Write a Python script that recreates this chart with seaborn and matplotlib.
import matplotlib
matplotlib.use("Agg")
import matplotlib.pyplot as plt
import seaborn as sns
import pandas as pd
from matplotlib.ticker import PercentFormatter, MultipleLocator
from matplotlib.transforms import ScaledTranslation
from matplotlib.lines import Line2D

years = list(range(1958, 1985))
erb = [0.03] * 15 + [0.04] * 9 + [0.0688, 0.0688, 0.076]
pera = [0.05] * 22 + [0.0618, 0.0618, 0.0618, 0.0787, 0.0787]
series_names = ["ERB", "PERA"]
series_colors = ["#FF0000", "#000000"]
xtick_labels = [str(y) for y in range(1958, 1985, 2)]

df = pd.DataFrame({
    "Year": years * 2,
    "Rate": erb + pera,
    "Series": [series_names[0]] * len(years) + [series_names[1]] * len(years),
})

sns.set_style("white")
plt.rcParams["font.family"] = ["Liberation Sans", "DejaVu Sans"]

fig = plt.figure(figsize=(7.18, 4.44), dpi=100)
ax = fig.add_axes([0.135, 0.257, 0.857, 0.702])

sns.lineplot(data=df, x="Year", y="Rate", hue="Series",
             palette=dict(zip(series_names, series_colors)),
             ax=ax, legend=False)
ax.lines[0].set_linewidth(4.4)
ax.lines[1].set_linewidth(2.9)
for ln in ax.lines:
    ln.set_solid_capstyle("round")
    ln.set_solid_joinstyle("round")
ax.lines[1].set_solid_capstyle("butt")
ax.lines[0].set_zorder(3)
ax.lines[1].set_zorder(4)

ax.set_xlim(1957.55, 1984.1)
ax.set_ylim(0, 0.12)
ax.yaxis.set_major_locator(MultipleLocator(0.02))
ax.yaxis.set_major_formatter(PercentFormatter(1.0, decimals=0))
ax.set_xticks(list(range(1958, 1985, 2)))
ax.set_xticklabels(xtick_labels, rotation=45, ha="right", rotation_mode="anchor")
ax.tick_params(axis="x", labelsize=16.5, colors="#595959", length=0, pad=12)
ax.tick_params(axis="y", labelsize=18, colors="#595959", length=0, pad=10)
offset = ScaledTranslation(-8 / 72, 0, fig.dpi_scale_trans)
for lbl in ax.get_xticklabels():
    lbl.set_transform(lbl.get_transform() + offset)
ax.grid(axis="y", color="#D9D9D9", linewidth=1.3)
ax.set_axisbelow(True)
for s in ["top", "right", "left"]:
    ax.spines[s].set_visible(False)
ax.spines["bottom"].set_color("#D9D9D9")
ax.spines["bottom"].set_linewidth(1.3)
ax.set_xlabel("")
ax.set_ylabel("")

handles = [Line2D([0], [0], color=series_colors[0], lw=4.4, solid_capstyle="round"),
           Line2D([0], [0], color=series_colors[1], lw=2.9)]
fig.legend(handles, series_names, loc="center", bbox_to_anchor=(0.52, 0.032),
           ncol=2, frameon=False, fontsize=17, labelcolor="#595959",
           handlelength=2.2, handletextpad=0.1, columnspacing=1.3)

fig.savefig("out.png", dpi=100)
___
Written request: Everything from the first line of the material through the line containing "ax.lines[1].set_zorder(4)" is to be printed exactly; lines after that are to be left out.

Correct answer:
Write a Python script that recreates this chart with seaborn and matplotlib.
import matplotlib
matplotlib.use("Agg")
import matplotlib.pyplot as plt
import seaborn as sns
import pandas as pd
from matplotlib.ticker import PercentFormatter, MultipleLocator
from matplotlib.transforms import ScaledTranslation
from matplotlib.lines import Line2D

years = list(range(1958, 1985))
erb = [0.03] * 15 + [0.04] * 9 + [0.0688, 0.0688, 0.076]
pera = [0.05] * 22 + [0.0618, 0.0618, 0.0618, 0.0787, 0.0787]
series_names = ["ERB", "PERA"]
series_colors = ["#FF0000", "#000000"]
xtick_labels = [str(y) for y in range(1958, 1985, 2)]

df = pd.DataFrame({
    "Year": years * 2,
    "Rate": erb + pera,
    "Series": [series_names[0]] * len(years) + [series_names[1]] * len(years),
})

sns.set_style("white")
plt.rcParams["font.family"] = ["Liberation Sans", "DejaVu Sans"]

fig = plt.figure(figsize=(7.18, 4.44), dpi=100)
ax = fig.add_axes([0.135, 0.257, 0.857, 0.702])

sns.lineplot(data=df, x="Year", y="Rate", hue="Series",
             palette=dict(zip(series_names, series_colors)),
             ax=ax, legend=False)
ax.lines[0].set_linewidth(4.4)
ax.lines[1].set_linewidth(2.9)
for ln in ax.lines:
    ln.set_solid_capstyle("round")
    ln.set_solid_joinstyle("round")
ax.lines[1].set_solid_capstyle("butt")
ax.lines[0].set_zorder(3)
ax.lines[1].set_zorder(4)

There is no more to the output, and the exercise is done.